The generation of the seed phase according to BIP39 is done in the following 5 steps:
- Setup: Download the wordlist from here and save it in the project folder as wordlist.txt
import secrets
import hashlib
wordlist_path = "./wordlist.txt"
with open(wordlist_path, "r") as f:
wordlist = [w.strip() for w in f.readlines()]
strength = 128 # strength should be a multiple of 32 and between 128 and 256
- Generating Entropy(Randomness): The more entropy or randomness, the better the security, but the trade-off is the longer the sentence gets, as when we increase the number of words in the seed phrase, it is getting less probable that someone will get the exact seed phrase. This is typically done using a cryptographically secure random number generator, such as the one provided by your operating system. BIP39 recommends using at least 128 bits of entropy to provide a high level of security against brute-force attacks.

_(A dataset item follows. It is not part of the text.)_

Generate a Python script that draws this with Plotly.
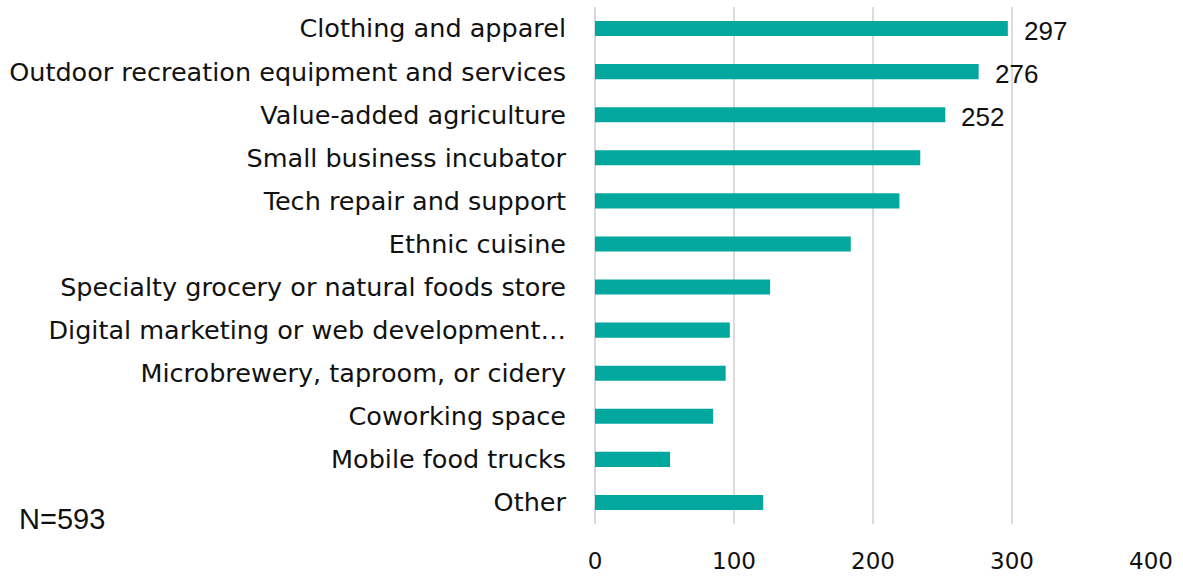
import plotly.graph_objects as go

# Business types residents would like to see, number of responses
categories = [
    "Clothing and apparel",
    "Outdoor recreation equipment and services",
    "Value-added agriculture",
    "Small business incubator",
    "Tech repair and support",
    "Ethnic cuisine",
    "Specialty grocery or natural foods store",
    "Digital marketing or web development…",
    "Microbrewery, taproom, or cidery",
    "Coworking space",
    "Mobile food trucks",
    "Other",
]
responses = [297, 276, 252, 234, 219, 184, 126, 97, 94, 85, 54, 121]
labelled_count = 3  # only the top three bars carry value labels
x_ticks = [0, 100, 200, 300, 400]
sample_note = "N=593"

BAR = "#02A89E"
INK = "#111111"
LABEL_FONT = "DejaVu Sans"
VALUE_FONT = "Liberation Sans"

fig = go.Figure(
    go.Bar(
        x=responses,
        y=categories,
        orientation="h",
        marker=dict(color=BAR, line=dict(width=0)),
        hoverinfo="x+y",
    )
)

for cat, val in zip(categories[:labelled_count], responses[:labelled_count]):
    fig.add_annotation(
        x=val, y=cat, text=str(val), showarrow=False,
        xanchor="left", xshift=14, yshift=-2,
        font=dict(family=VALUE_FONT, size=26, color=INK),
    )

fig.add_annotation(
    xref="paper", yref="paper", x=-1.039, y=0.01,
    text=sample_note, showarrow=False, xanchor="left", yanchor="middle",
    font=dict(family=VALUE_FONT, size=29, color=INK),
)

fig.update_layout(
    width=1183, height=576,
    margin=dict(l=595, r=32, t=7, b=52, autoexpand=False),
    paper_bgcolor="white", plot_bgcolor="white",
    bargap=0.65,
    showlegend=False,
    font=dict(family=LABEL_FONT, size=25, color=INK),
)
fig.update_xaxes(
    range=[0, 400], tickvals=x_ticks, automargin=False,
    showgrid=True, gridcolor="#DCDCDC", gridwidth=2,
    zeroline=True, zerolinecolor="#D6D9E0", zerolinewidth=2,
    showline=False, ticks="", ticklabelstandoff=21,
    tickfont=dict(family=LABEL_FONT, size=23, color=INK),
)
fig.update_yaxes(
    autorange="reversed", automargin=False,
    showgrid=False, showline=False, ticks="",
    ticklabelstandoff=28,
    tickfont=dict(family=LABEL_FONT, size=25.5, color=INK),
)

fig.write_html("out.html")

entropy = secrets.token_bytes(strength // 8) # as one byte is 8 bits
- Generating Checksum: The checksum is used to detect errors in the seed phrase. By appending the first (entropy length / 32) bits of the SHA256 hash of the entropy to the end of the entropy, we can ensure that any errors in the seed phrase will be detected. For example, if the seed phrase is mistyped or copied incorrectly, the checksum won’t match and the wallet won’t be able to generate the correct private keys.
entropy_hash = hashlib.sha256(entropy).hexdigest()
seed_bin = (
bin(int.from_bytes(entropy, byteorder="big"))[2:].zfill(len(entropy) * 8)
+ bin(int(entropy_hash, 16))[2:].zfill(256)[: len(entropy) * 8 // 32]
)
- Splitting the entropy into groups of bits: BIP39 splits the entropy into groups of 11 bits since there are 2048 words in the BIP39 wordlist, which is 2¹¹. This ensures that each group of 11 bits can be uniquely represented by a word from the wordlist.
seed_bin_groups = []
for i in range(len(seed_bin) // 11):
seed_bin_groups.append(seed_bin[i * 11 : (i + 1) * 11])
- Convert to decimal: The groups of 11 bits are converted to decimal numbers, which are used as indices in the BIP39 wordlist.
seed_dec_groups = list(map(lambda x: int(x, 2), seed_bin_groups))
- Convert to Words: Finally, each decimal number is used to look up the corresponding word from the BIP39 wordlist, resulting in a list of words that make up the seed phrase.
seed_word_list = list(map(lambda x: wordlist[x], seed_dec_groups))
seed_phrase = " ".join(seed_word_list)
It's important to remember that BIP39 is only one way to make seed phrases and that different wallets and apps may use different standards or different versions of the BIP39 standard. But BIP39 is used a lot and has become a standard in the crypto community.